Can undocumented immigrants vote in the USA?
Executive summary
Undocumented immigrants are not legally permitted to vote in federal elections and generally cannot vote in state elections; federal criminal law makes voting by “aliens” unlawful and creates penalties that can include imprisonment and immigration consequences [1] [2]. A small and growing number of local jurisdictions have created narrow, local exceptions that permit some noncitizens — typically lawful residents or parents of schoolchildren — to vote in municipal or school-board contests, but these do not legalize voting by undocumented immigrants in federal or most state contests [3] [4].
1. Legal baseline: federal prohibition and criminal penalties
Congress and federal practice draw a hard line: since the Illegal Immigration Reform and Immigrant Responsibility Act of 1996 and codified in Title 18, it is unlawful for aliens to vote in federal elections, and federal statute expressly criminalizes voting by noncitizens [1] [2]. The federal prohibition is backed by penalties and by immigration consequences: illegal voting can lead to fines, imprisonment, denial of immigration benefits, and deportation, and USCIS is instructed to consider such violations during naturalization reviews [5] [2].
2. State and local patchwork: narrow exceptions, not a nationwide right
Federal law does not uniformly block states and localities from allowing noncitizen voting in purely local contests, and a handful of municipalities and school-district rules have extended voting rights to noncitizen residents — in many cases limited to lawful residents or parents of local schoolchildren — but no state currently permits noncitizens to vote in statewide elections and such local policies remain limited and legally contested [3] [4]. Ballotpedia documents municipal experiments and variations, including Maryland towns and some city school-board rules, but these are exceptions to the broad national rule [3].
3. Undocumented immigrants specifically: legal risk and practical reality
Reporting and legal guides are clear that undocumented immigrants face legal barriers and real risks if they register or vote: affirming U.S. citizenship on registration forms is typically required, and falsely claiming citizenship can carry severe immigration and criminal penalties — so undocumented persons are effectively barred and strongly deterred from voting in federal and state contests [5] [6]. Independent analyses and election officials find confirmed incidents of noncitizen voting to be extremely rare, and documented cases tend to be isolated rather than evidence of systemic voting by undocumented communities [5] [7].

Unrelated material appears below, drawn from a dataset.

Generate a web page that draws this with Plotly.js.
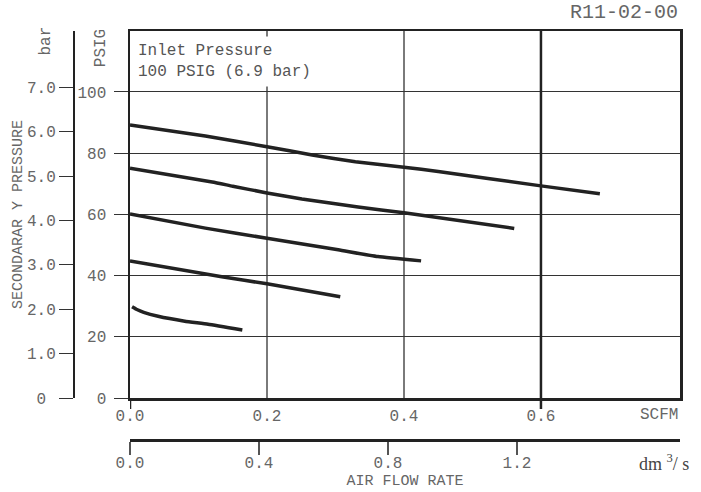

4. Verification, audits, and the question of scale
Election administrators use cross-checks against citizenship records, death certificates, postal data and other lists to validate eligibility, and audits by officials and researchers have not found widespread noncitizen participation in federal or state elections; alleged claims that “millions” of noncitizens vote lack supporting evidence in audits and academic reviews [8] [5] [7]. Advocacy and watchdog groups differ on emphasis — some conservative datasets list incidents, while analysis from the American Immigration Council and the Brennan Center contend the phenomenon is minimal and manageable through procedural improvements [9] [7].
5. Political debate and competing agendas
The question of noncitizen voting has been weaponized politically: critics of immigration often frame local noncitizen-suffrage measures as threats to election integrity, while proponents highlight democratic inclusion for residents who pay taxes and are affected by local policies; policy advocates argue limited local voting rights can be safe and appropriate for municipal governance, whereas opponents point to federal prohibitions and public concerns about uniformity and fraud [10] [4]. Legislative and legal skirmishes continue in courts and statehouses as municipalities test the boundaries of local authority [4].
6. Bottom line and reporting limits
Bottom line: undocumented immigrants cannot lawfully vote in federal elections and in virtually all state elections; some local exceptions exist for noncitizens, typically limited in scope and often restricted to lawful residents or parents in school contests, but those exceptions do not amount to a general right for undocumented people to vote [1] [3] [4]. This summary is based on available legal texts, policy analyses and reporting; where sources document disputes or rare exceptions, those facts are noted, and this reporting does not attempt to adjudicate unresolved court challenges beyond the cited materials [1] [3] [2].